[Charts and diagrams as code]
■ ■ ■ ■ ■
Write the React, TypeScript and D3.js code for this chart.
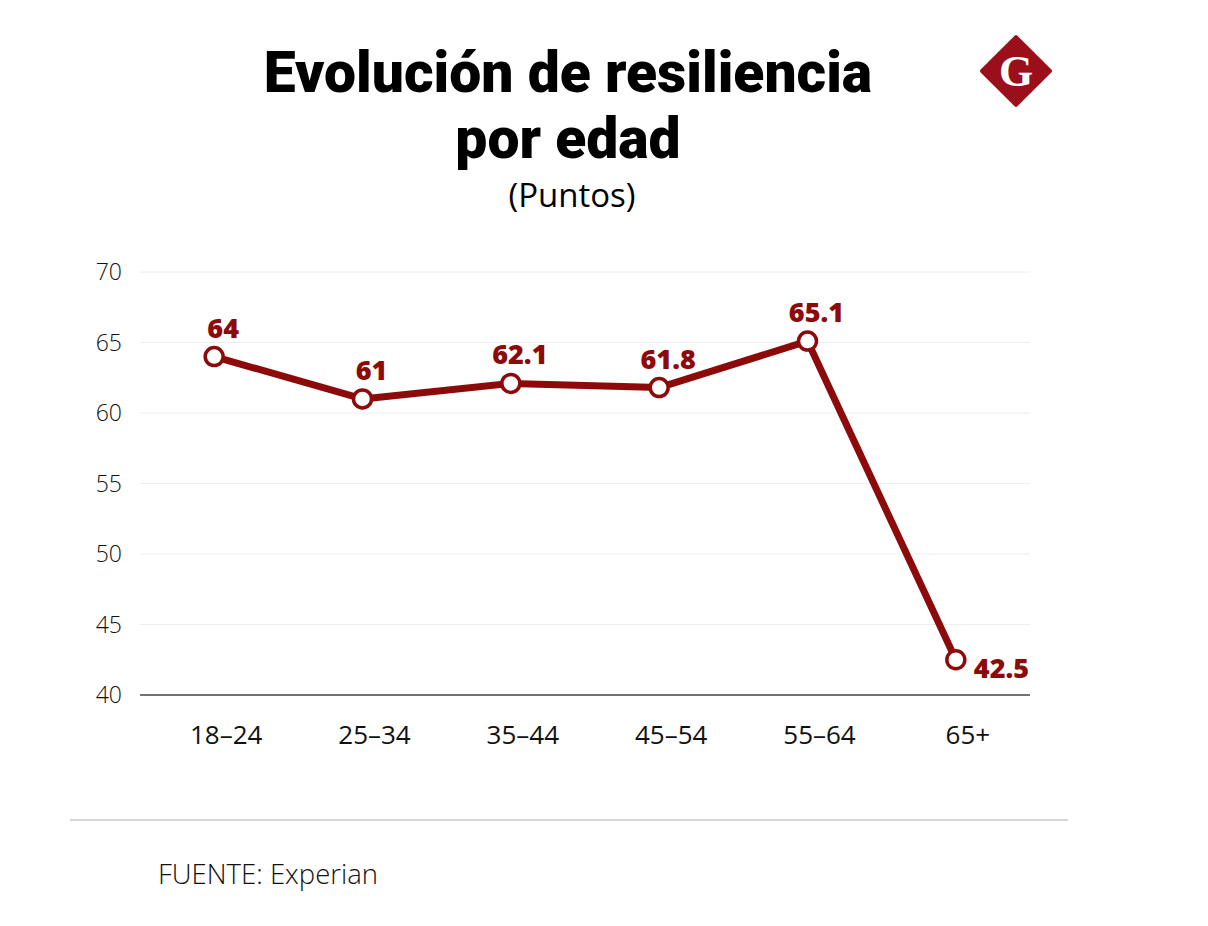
import * as d3 from "d3";

const categories = ["18-24", "25-34", "35-44", "45-54", "55-64", "65+"];
const values = [64, 61, 62.1, 61.8, 65.1, 42.5];
const yTicks = [40, 45, 50, 55, 60, 65, 70];

const RED = "#8c0a0a";

export default function App() {
  const width = 1208;
  const height = 926;
  const left = 140;
  const right = 1030;
  const top = 272;
  const bottom = 695;

  const x = d3.scalePoint<string>().domain(categories).range([left, right]).padding(0.5);
  const y = d3.scaleLinear().domain([40, 70]).range([bottom, top]);

  const line = d3
    .line<number>()
    .x((_, i) => x(categories[i]) as number)
    .y((d) => y(d));

  return (
    <svg width={width} height={height} style={{ position: "absolute", left: 0, top: 0, background: "#fff" }}>
      {/* title */}
      <g fontFamily="Roboto, sans-serif" fontWeight={900} fill="#000" textAnchor="middle">
        <text x={568} y={92} fontSize={57}>Evolución de resiliencia</text>
        <text x={568} y={158} fontSize={57}>por edad</text>
      </g>
      <text x={572} y={207} fontSize={33} fontFamily="'Open Sans', sans-serif" textAnchor="middle" fill="#000">
        (Puntos)
      </text>

      {/* logo */}
      <g transform="translate(1016,71)">
        <rect x={-26} y={-26} width={52} height={52} fill="#9a0f1a" transform="rotate(45)" rx={2} />
        <text x={0} y={15} fontSize={44} fontFamily="'Liberation Serif', serif" fontWeight={700} fill="#fff" textAnchor="middle">
          G
        </text>
      </g>

      {/* grid */}
      {yTicks.map((t) => (
        <g key={t}>
          {t !== 40 && (
            <line x1={left} x2={right} y1={y(t)} y2={y(t)} stroke="#eeeeee" strokeWidth={1} />
          )}
          <text
            x={122}
            y={y(t)}
            dy="0.35em"
            textAnchor="end"
            fontSize={23}
            fontWeight={300}
            fontFamily="'Open Sans', sans-serif"
            fill="#111"
          >
            {t}
          </text>
        </g>
      ))}
      <line x1={left} x2={right} y1={bottom} y2={bottom} stroke="#444" strokeWidth={1.5} />

      {categories.map((c) => (
        <text
          key={c}
          x={(x(c) as number) + 12}
          y={744}
          textAnchor="middle"
          fontSize={26}
          fontWeight={500}
          fontFamily="'Open Sans', sans-serif"
          fill="#111"
        >
          {c.replace("-", "\u2013")}
        </text>
      ))}

      {/* line */}
      <path d={line(values) || ""} fill="none" stroke={RED} strokeWidth={7} strokeLinejoin="round" />
      {values.map((v, i) => (
        <circle key={i} cx={x(categories[i])} cy={y(v)} r={9} fill="#fff" stroke={RED} strokeWidth={3.5} />
      ))}
      {values.map((v, i) => {
        const last = i === values.length - 1;
        return (
          <text
            key={"l" + i}
            x={(x(categories[i]) as number) + (last ? 18 : 9)}
            y={y(v) + (last ? 18 : -19)}
            textAnchor={last ? "start" : "middle"}
            fontSize={27}
            fontWeight={800}
            fontFamily="'Open Sans', sans-serif"
            fill={RED}
          >
            {String(v)}
          </text>
        );
      })}

      {/* footer */}
      <line x1={70} x2={1068} y1={820} y2={820} stroke="#c8c8c8" strokeWidth={1.5} />
      <text x={158} y={884} fontSize={27.5} fontWeight={300} fontFamily="'Open Sans', sans-serif" fill="#111">
        FUENTE: Experian
      </text>
    </svg>
  );
}
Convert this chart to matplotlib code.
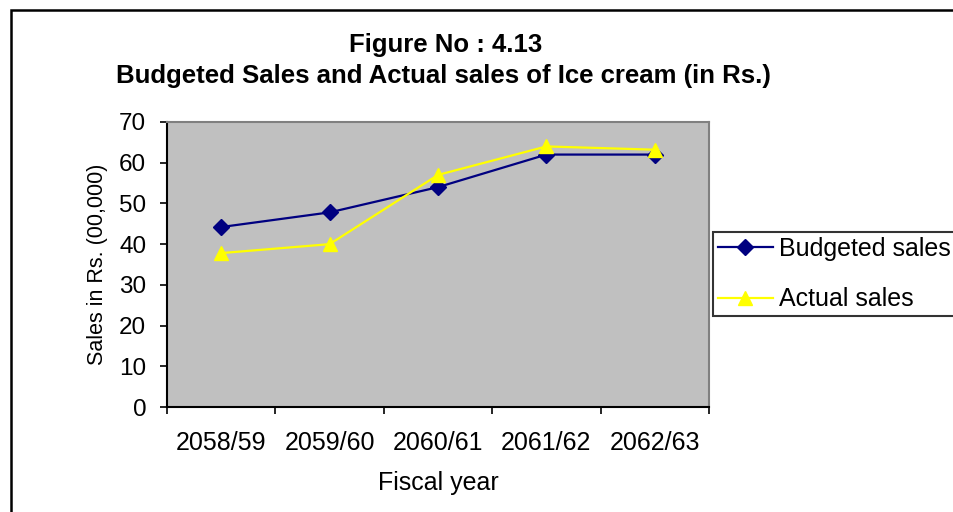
import matplotlib
matplotlib.use("Agg")
import matplotlib.pyplot as plt
from matplotlib.patches import Rectangle

years = ["2058/59", "2059/60", "2060/61", "2061/62", "2062/63"]
budgeted_sales = [44.2, 47.8, 54.0, 62.0, 62.0]
actual_sales = [37.8, 40.0, 57.0, 64.0, 63.2]

plt.rcParams["font.family"] = ["Liberation Sans", "DejaVu Sans"]

fig = plt.figure(figsize=(9.54, 5.12), dpi=100)
ax = fig.add_axes([167 / 954, 1 - 407 / 512, 542 / 954, 285 / 512])
ax.set_facecolor("#C0C0C0")

x = list(range(len(years)))
ax.plot(x, budgeted_sales, color="#000080", lw=1.6, marker="D", ms=8,
        label="Budgeted sales")
ax.plot(x, actual_sales, color="#FFFF00", lw=1.6, marker="^", ms=10.5,
        label="Actual sales")

ax.set_xlim(-0.5, len(years) - 0.5)
ax.set_ylim(0, 70)
ax.set_yticks(range(0, 71, 10))
ax.tick_params(axis="y", direction="out", length=5, width=1.2, pad=10,
               labelsize=17.5)

# boundary ticks between categories, labels centred on each category
ax.set_xticks([i - 0.5 for i in range(len(years) + 1)])
ax.set_xticklabels([])
ax.set_xticks(x, minor=True)
ax.set_xticklabels(years, minor=True)
ax.tick_params(axis="x", which="major", direction="out", length=5, width=1.2)
ax.tick_params(axis="x", which="minor", length=0, pad=17, labelsize=18)

for side in ("top", "right"):
    ax.spines[side].set_color("#808080")
    ax.spines[side].set_linewidth(1.5)
for side in ("left", "bottom"):
    ax.spines[side].set_color("black")
    ax.spines[side].set_linewidth(1.5)

ax.set_xlabel("Fiscal year", fontsize=18, labelpad=12)
ax.set_ylabel("Sales in Rs. (00,000)", fontsize=15.5, labelpad=8)

fig.text(446 / 954, 1 - 45 / 512, "Figure No : 4.13", ha="center",
         va="center", fontsize=18.5, fontweight="bold")
fig.text(443 / 954, 1 - 76 / 512,
         "Budgeted Sales and Actual sales of Ice cream (in Rs.)",
         ha="center", va="center", fontsize=18.5, fontweight="bold")

leg = fig.legend(loc="upper left", bbox_to_anchor=(713 / 954, 1 - 232 / 512),
                 fontsize=18, frameon=True, fancybox=False, handlelength=2.2,
                 labelspacing=1.05, borderpad=0.2, handletextpad=0.25,
                 borderaxespad=0)
leg.get_frame().set_edgecolor("black")
leg.get_frame().set_linewidth(1.5)

# outer chart border, running off the right and bottom edges
fig.patches.append(Rectangle((11 / 954, -0.1), 1.2, 1.1 - 10 / 512,
                             transform=fig.transFigure, fill=False,
                             edgecolor="black", lw=1.8))

fig.savefig("out.png", dpi=100)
■ ■ ■ ■ ■
Please extract exactly the lines of the data, from the first through the line containing "d3.scaleLinear().domain([40, 70]).range([bottom, top]);", and add no pictures to the copy.

Write the React, TypeScript and D3.js code for this chart.
import * as d3 from "d3";

const categories = ["18-24", "25-34", "35-44", "45-54", "55-64", "65+"];
const values = [64, 61, 62.1, 61.8, 65.1, 42.5];
const yTicks = [40, 45, 50, 55, 60, 65, 70];

const RED = "#8c0a0a";

export default function App() {
  const width = 1208;
  const height = 926;
  const left = 140;
  const right = 1030;
  const top = 272;
  const bottom = 695;

  const x = d3.scalePoint<string>().domain(categories).range([left, right]).padding(0.5);
  const y = d3.scaleLinear().domain([40, 70]).range([bottom, top]);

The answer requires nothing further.